Passer derrière la barrière… Déjà ça m’a fait bizarre d’être ici car c’est ma première grande compétition depuis des années ! Après, ce n’est pas moi qui suis sur la glace, c’est assez frustrant car je ne peux rien faire, mais une fois qu’on a compris ce point-là, c’est plus facile. Au final, on a fait de notre mieux, et le jour J, soit l’athlète est prêt, soit il ne l’est pas, en tout cas c’est à lui de jouer. En fait je suis finalement assez calme.

Mon patineur ici, il a réussi à me donner des émotions… alors qu’il ne passe tous les triples que depuis quelques mois, il m’a vraiment impressionné. C’est vraiment dommage au final car il termine 25eme du court et les 24 premiers sont qualifiés pour le libre, tout se joue à une place et à quelques points. Mais je n’avais pas d’attentes particulières pour le libre, je ne me projetai pas. Lui avait l’espoir d’y arriver, même si son entourage pensait que ce serait difficile. Enfin, il y est presque arrivé, il bat largement son meilleur score, il n’est pas du tout passé à côté, c’est très encourageant.

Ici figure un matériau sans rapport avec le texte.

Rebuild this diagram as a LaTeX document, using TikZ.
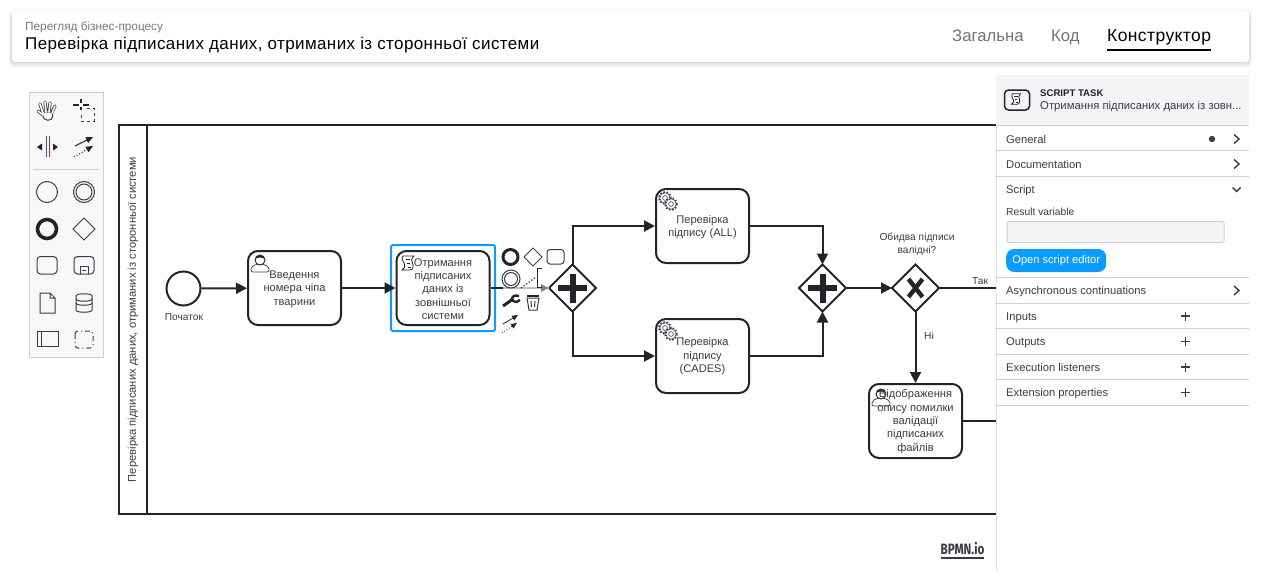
\documentclass[tikz,border=0pt]{standalone}
\usepackage{fontspec}
\setmainfont{Liberation Sans}
\newfontfamily\bpmnfont{Fira Sans}[Scale=1]
\newfontfamily\spacedfont{Liberation Sans}[LetterSpace=2.3]
\usetikzlibrary{arrows.meta,shapes.geometric,calc}
\newcommand{\pxf}[1]{\fontsize{#1}{#1}\selectfont}
\newcommand{\tasktext}{\fontsize{11.1}{13.4}\selectfont}
\definecolor{ink}{HTML}{22242A}
\definecolor{lbl}{HTML}{3A3D45}
\definecolor{sepc}{HTML}{CFD0D6}
\definecolor{hdbg}{HTML}{F3F4F5}
\definecolor{blueb}{HTML}{0A9CFF}
\definecolor{icong}{HTML}{3A3D45}
\tikzset{
 x=1pt,y=-1pt,
 taskbox/.style={draw=ink,line width=2pt,rounded corners=10pt,fill=white,minimum width=93pt,minimum height=74pt,inner sep=0pt},
 tasklabel/.style={font=\tasktext,text=lbl,align=center,inner sep=0pt},
 gatebox/.style={diamond,aspect=1,draw=ink,line width=2pt,fill=white,minimum width=47pt,minimum height=47pt,inner sep=0pt,outer sep=0pt},
 startbox/.style={circle,draw=ink,line width=2pt,fill=white,minimum size=34pt,inner sep=0pt},
 flow/.style={draw=ink,line width=2pt,-{Triangle[length=11pt,width=11pt]}},
 plain flow/.style={draw=ink,line width=2pt},
 mark stroke/.style={draw=ink,line width=6pt},
 smalllabel/.style={font=\fontsize{10.2}{13}\selectfont,text=lbl,align=center,inner sep=0pt},
 panel text/.style={font=\pxf{11.2},text=lbl,anchor=base west,inner sep=0pt},
 sepline/.style={draw=sepc,line width=1pt},
 chevron/.style={draw=lbl,line width=1.4pt},
 tool/.style={draw=icong,line width=1pt},
 headtab/.style={anchor=base west,inner sep=0pt},
}
\newcommand{\userico}[2]{%
 \begin{scope}[shift={(#1,#2)}]
  \draw[draw=lbl,line width=.7pt,fill=white,rounded corners=2pt] (-9,8) -- (-9,3) -- (-3,0) -- (3,0) -- (9,3) -- (9,8) -- cycle;
  \draw[draw=ink,line width=.9pt,fill=white] (0,-4) circle (5);
  \fill[ink] (-5,-5) .. controls (-4,-10) and (4,-10) .. (5,-5) .. controls (2,-7) and (-2,-7) .. (-5,-5) -- cycle;
 \end{scope}}
\newcommand{\onegear}[2]{%
  \draw[draw=lbl,line width=1.5pt,dash pattern=on 1.6pt off 1.7pt] (#1,#2) circle (6);
  \draw[draw=lbl,line width=.6pt,fill=white] (#1,#2) circle (5.2);
  \draw[draw=lbl,line width=.6pt] (#1,#2) circle (2.4);}
\newcommand{\gearico}[2]{%
 \begin{scope}[shift={(#1,#2)}]
  \onegear{-3}{-3}
  \onegear{3}{3}
 \end{scope}}
\newcommand{\scrollico}[3]{%
 \begin{scope}[shift={(#1,#2)},scale=#3]
  \draw[draw=ink,line width=.8pt,fill=white] (-5,-7) -- (6,-7) .. controls (3,-4) and (3,-2) .. (4.5,0) .. controls (6,3) and (5,7) .. (2,7) -- (-6,7) .. controls (-3,6) and (-3,3) .. (-3.5,1) .. controls (-5,-2) and (-7,-5) .. (-5,-7) -- cycle;
  \draw[draw=ink,line width=.6pt] (-2.5,-4) -- (2,-4) (-1.5,0) -- (1.5,0) (-.5,4) -- (2.5,4);
 \end{scope}}
\begin{document}
\begin{tikzpicture}
\useasboundingbox (0,0) rectangle (1261,578);
\fill[white] (0,0) rectangle (1261,578);
% header card shadow
\foreach \d in {5,4,3,2,1,0}{
 \fill[black,opacity=.022,rounded corners=4pt] (12-\d*.6,13) rectangle (1249+\d*.6,63+\d);
}
\foreach \d in {3,2,1}{
 \fill[black,opacity=.01,rounded corners=4pt] (12-\d,11-\d) rectangle (1249+\d,62);
}
\node[fill=white,rounded corners=3pt,minimum width=1237pt,minimum height=51pt,inner sep=0pt] (card) at (630.5,36.5) {};
\node[font=\pxf{11.8},text=gray!95!black,headtab] (sub) at (25,31) {Перегляд бізнес-процесу};
\node[font=\spacedfont\pxf{17},text=black,headtab] (title) at (25,49) {Перевірка підписаних даних, отриманих із сторонньої системи};
\node[font=\pxf{16.7},text=gray!90!black,headtab] (tab1) at (952,42) {Загальна};
\node[font=\pxf{16.7},text=gray!90!black,headtab] (tab2) at (1051,42) {Код};
\node[font=\spacedfont\pxf{17.5},text=black,headtab] (tab3) at (1107,42) {Конструктор};
\draw[black,line width=2pt] (1107,50) -- (1211,50);

% palette
\node[draw=sepc,fill=gray!6,line width=.8pt,minimum width=74pt,minimum height=265pt,inner sep=0pt] (palette) at (66,224.5) {};
\draw[draw=sepc,line width=1pt] (33,169) -- (99,169);
% hand
\begin{scope}[shift={(47,111)}]
 \draw[draw=icong,line width=3.2pt,line cap=round] (-4,2) -- (-7,-7) (-1,0) -- (-2,-9) (2,0) -- (3,-8) (5,1) -- (8,-5) (-4,4) -- (-9,0);
 \draw[draw=icong,fill=white,line width=1pt,rounded corners=3pt] (-5,1) -- (6,1) -- (5,9) -- (-3,9) -- cycle;
 \draw[draw=white,line width=1.6pt,line cap=round] (-4,2) -- (-7,-7) (-1,1) -- (-2,-9) (2,1) -- (3,-8) (5,2) -- (8,-5) (-4,4) -- (-9,0);
\end{scope}
% lasso
\draw[draw=ink,line width=2pt] (73,105) -- (79,105) (83,105) -- (89,105) (81,99) -- (81,103) (81,107) -- (81,110);
\draw[tool,dash pattern=on 3pt off 3pt] (87,108) -- (94,108) -- (94,121) -- (81,121) -- (81,113);
% space tool
\draw[draw=blue!50!black!70,line width=1pt] (46,136) -- (46,157);
\draw[draw=purple!60!black!80,line width=1pt] (49,136) -- (49,157);
\fill[ink] (37,147) -- (42,143.5) -- (42,150.5) -- cycle (58,147) -- (53,143.5) -- (53,150.5) -- cycle;
% global connect
\draw[draw=ink,line width=1pt,-{Triangle[length=7pt,width=6pt]}] (75,146) -- (93,137);
\draw[draw=ink,line width=1pt,dotted,-{Triangle[length=7pt,width=6pt]}] (74,157) -- (93,146);
% palette shapes
\draw[tool] (47,192) circle (10.5);
\draw[tool] (84,192) circle (10.5);
\draw[tool] (84,192) circle (8);
\draw[draw=ink,line width=3.6pt] (47,229) circle (9.5);
\draw[tool] (84,218) -- (95,229) -- (84,240) -- (73,229) -- cycle;
\draw[tool,rounded corners=3.5pt] (37,256.5) rectangle (57,274);
\draw[tool,rounded corners=3.5pt] (74,256.5) rectangle (94,274);
\draw[tool] (80,274) -- (80,266) -- (88,266) -- (88,274) (82,270) -- (86,270);
\draw[tool] (40,293) -- (50,293) -- (55,298) -- (55,313) -- (40,313) -- cycle (50,293) -- (50,298) -- (55,298);
\draw[tool] (76,296) .. controls (76,293) and (92,293) .. (92,296) -- (92,310) .. controls (92,313) and (76,313) .. (76,310) -- cycle;
\draw[tool] (76,299) .. controls (76,302) and (92,302) .. (92,299) (76,303) .. controls (76,306) and (92,306) .. (92,303);
\draw[tool] (37,331.5) rectangle (58,346.5) (41,331.5) -- (41,346.5);
\draw[tool,dash pattern=on 5pt off 3pt on 1pt off 3pt,rounded corners=3pt] (75,331) rectangle (93,348);

% lane
\node[draw=ink,line width=2pt,minimum width=900pt,minimum height=389.5pt,inner sep=0pt,anchor=north west] (lane) at (117.5,123.5) {};
\draw[draw=ink,line width=2pt] (147,124.5) -- (147,514);
\node[rotate=90,font=\pxf{11.2},text=lbl,inner sep=0pt] (lanelabel) at (133,319.5) {Перевірка підписаних даних, отриманих із сторонньої системи};

% flow elements
\node[startbox] (start) at (183.5,288.5) {};
\node[smalllabel] (startl) at (184,317) {Початок};
\node[taskbox] (t1) at (294.5,288) {};
\node[taskbox] (t2) at (443,288) {};
\node[gatebox] (g1) at (572.5,288) {};
\node[taskbox] (t3) at (702.5,226) {};
\node[taskbox] (t4) at (702.5,356) {};
\node[gatebox] (g2) at (822.5,288) {};
\node[gatebox] (g3) at (915.5,288) {};
\node[taskbox] (t5) at (915.5,421) {};
\coordinate (outyes) at (1000,288);
\coordinate (outno) at (1000,421);
% selection outline
\node[draw=blueb,line width=2pt,rounded corners=2pt,minimum width=104pt,minimum height=86pt,inner sep=0pt] (sel) at (443,288) {};

\draw[flow] (start) -- (t1);
\draw[flow] (t1) -- (t2);
\draw[plain flow] (t2) -- (g1);
\fill[white,opacity=.7] (503,283) rectangle (549,294);
\fill[gray] (548.5,288) -- (541,284) -- (541,292) -- cycle;
\draw[flow] (g1.north) |- (t3.west);
\draw[flow] (g1.south) |- (t4.west);
\draw[flow] (t3.east) -| (g2.north);
\draw[flow] (t4.east) -| (g2.south);
\draw[flow] (g2) -- (g3);
\draw[plain flow] (g3) -- (outyes);
\draw[flow] (g3) -- (t5);
\draw[plain flow] (t5) -- (outno);

% gateway markers
\draw[mark stroke] (558,288) -- (587,288) (572.5,274) -- (572.5,303);
\draw[mark stroke] (808,288) -- (837,288) (822.5,274) -- (822.5,303);
\draw[draw=ink,line width=4.4pt] (908.5,279) -- (922.5,297) (922.5,279) -- (908.5,297);

% task icons
\userico{260}{264}
\scrollico{408}{263}{1}
\gearico{668}{201}
\gearico{668}{331}
\userico{881}{398}

% task texts
\node[tasklabel] (t1l) at (294.5,289) {Введення\\номера чіпа\\тварини};
\node[tasklabel] (t2l) at (443,289) {Отримання\\підписаних\\даних із\\зовнішньої\\системи};
\node[tasklabel] (t3l) at (702.5,227) {Перевірка\\підпису (ALL)};
\node[tasklabel] (t4l) at (702.5,356.5) {Перевірка\\підпису\\(CADES)};
\node[tasklabel] (t5l) at (915.5,421.5) {Відображення\\опису помилки\\валідації\\підписаних\\файлів};
\node[smalllabel] (g3l) at (917,244) {Обидва підписи\\валідні?};
\node[smalllabel] (yes) at (980,281) {Так};
\node[smalllabel] (no) at (929,336) {Ні};

% context pad
\draw[draw=ink,line width=3pt] (510.5,257) circle (7.5);
\draw[tool] (533,248) -- (542,257) -- (533,266) -- (524,257) -- cycle;
\draw[tool,rounded corners=3pt] (547,249.5) rectangle (564,264);
\draw[tool] (511,279) circle (9);
\draw[tool] (511,279) circle (6.5);
\draw[draw=ink,line width=1pt] (542,268.5) -- (537,268.5) -- (537,287) -- (542,287);
\draw[draw=ink,line width=1.2pt,dotted] (521,288) -- (536,277);
\draw[draw=ink,line width=3pt] (503,306) -- (513,299);
\draw[draw=ink,line width=2.4pt] (519,296) .. controls (514,294) and (510,298) .. (513,301) .. controls (515,303) and (518,302) .. (520,300);
\draw[tool] (527,298) -- (539,298) -- (537,310) -- (529,310) -- cycle;
\draw[draw=ink,line width=1.6pt] (527,296) -- (539,296);
\draw[tool] (531,301) -- (531.5,307) (535,301) -- (534.5,307);
\draw[draw=ink,line width=.8pt,-{Triangle[length=6pt,width=5pt]}] (503,324) -- (518,315);
\draw[draw=ink,line width=.8pt,dotted,-{Triangle[length=6pt,width=5pt]}] (502,333) -- (517,323);

% bpmn.io
\node[font=\bpmnfont\bfseries\pxf{15},text=ink!90,xscale=.78,inner sep=0pt] (logo) at (962.5,549) {BPMN.io};
\draw[draw=ink!90,line width=1.5pt] (941,558) -- (984,558);

% side panel
\fill[white] (996,75) rectangle (1261,578);
\draw[draw=sepc!70,line width=.8pt] (996,75) -- (996,571);
\fill[hdbg] (996,75) rectangle (1249,125);
\node[draw=ink,line width=1.5pt,rounded corners=4pt,minimum width=25pt,minimum height=20pt,inner sep=0pt,fill=hdbg] (picon) at (1017,100) {};
\scrollico{1016}{99}{.75}
\node[font=\bfseries\pxf{9.6},text=ink,headtab] (ptype) at (1040,96.5) {SCRIPT TASK};
\node[font=\pxf{11.3},text=lbl,headtab] (pname) at (1040,109.5) {Отримання підписаних даних із зовн...};
\foreach \yy in {125,150.5,176,277,303,328,354,379,405}{
 \draw[sepline] (996,\yy) -- (1249,\yy);
}
\node[panel text] (r1) at (1006,143) {General};
\node[panel text] (r2) at (1006,168) {Documentation};
\node[panel text] (r3) at (1006,193.5) {Script};
\node[panel text,font=\pxf{10.3}] (rv) at (1006,215) {Result variable};
\node[draw=sepc,fill=hdbg,line width=1pt,rounded corners=1.5pt,minimum width=217pt,minimum height=21pt,inner sep=0pt,anchor=west] (inp) at (1006.5,232) {};
\node[fill=blueb,rounded corners=8pt,minimum width=100pt,minimum height=23pt,inner sep=0pt,font=\pxf{11.1},text=white,anchor=west] (btn) at (1006,260.5) {Open script editor};
\node[panel text] (r4) at (1006,294.5) {Asynchronous continuations};
\node[panel text] (r5) at (1006,320) {Inputs};
\node[panel text] (r6) at (1006,345.5) {Outputs};
\node[panel text] (r7) at (1006,371) {Execution listeners};
\node[panel text] (r8) at (1006,396.5) {Extension properties};
\fill[lbl] (1212,139) circle (3.2);
\foreach \yy in {139,164,290.5}{
 \draw[chevron] (1234,\yy-4.5) -- (1239,\yy) -- (1234,\yy+4.5);
}
\draw[chevron] (1232.5,187.5) -- (1236.5,191.5) -- (1240.5,187.5);
\foreach \yy in {316,341.5,367,392.5}{
 \draw[draw=lbl,line width=1.3pt] (1181,\yy) -- (1190,\yy) (1185.5,\yy-4.5) -- (1185.5,\yy+4.5);
}
\end{tikzpicture}
\end{document}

Sa saison est vraiment bonne, il a passé 7 triples sauts dans le libre à Nice, il a obtenu le meilleur score qu’un patineur de son pays n’ait jamais eu, il progresse ! Et il reviendra l’année prochaine encore plus motivé, avec des objectifs réalisables, comme peut-être un top 15. Il faut dire que le niveau actuel, c’est carrément un autre monde par rapport à ce que j’ai connu ! Quand je patinais, faire triple Axel était déjà un exploit, comme aligner ensuite tous les triples sauts; maintenant il faut plusieurs quadruples et des combinaisons triple-triple partout.

De mon côté je continue à patiner de temps en temps, mais je ne suis plus tout jeune, il faut que je fasse attention, j’ai une famille, une petite fille, et accessoirement un crédit pour ma maison !

Honnêtement en être là à l’âge que j’ai, c’est vraiment bien. Je ne suis pas sûr que j’aurai tout ça si je m’étais posé en France. En tout cas, je suis un homme heureux.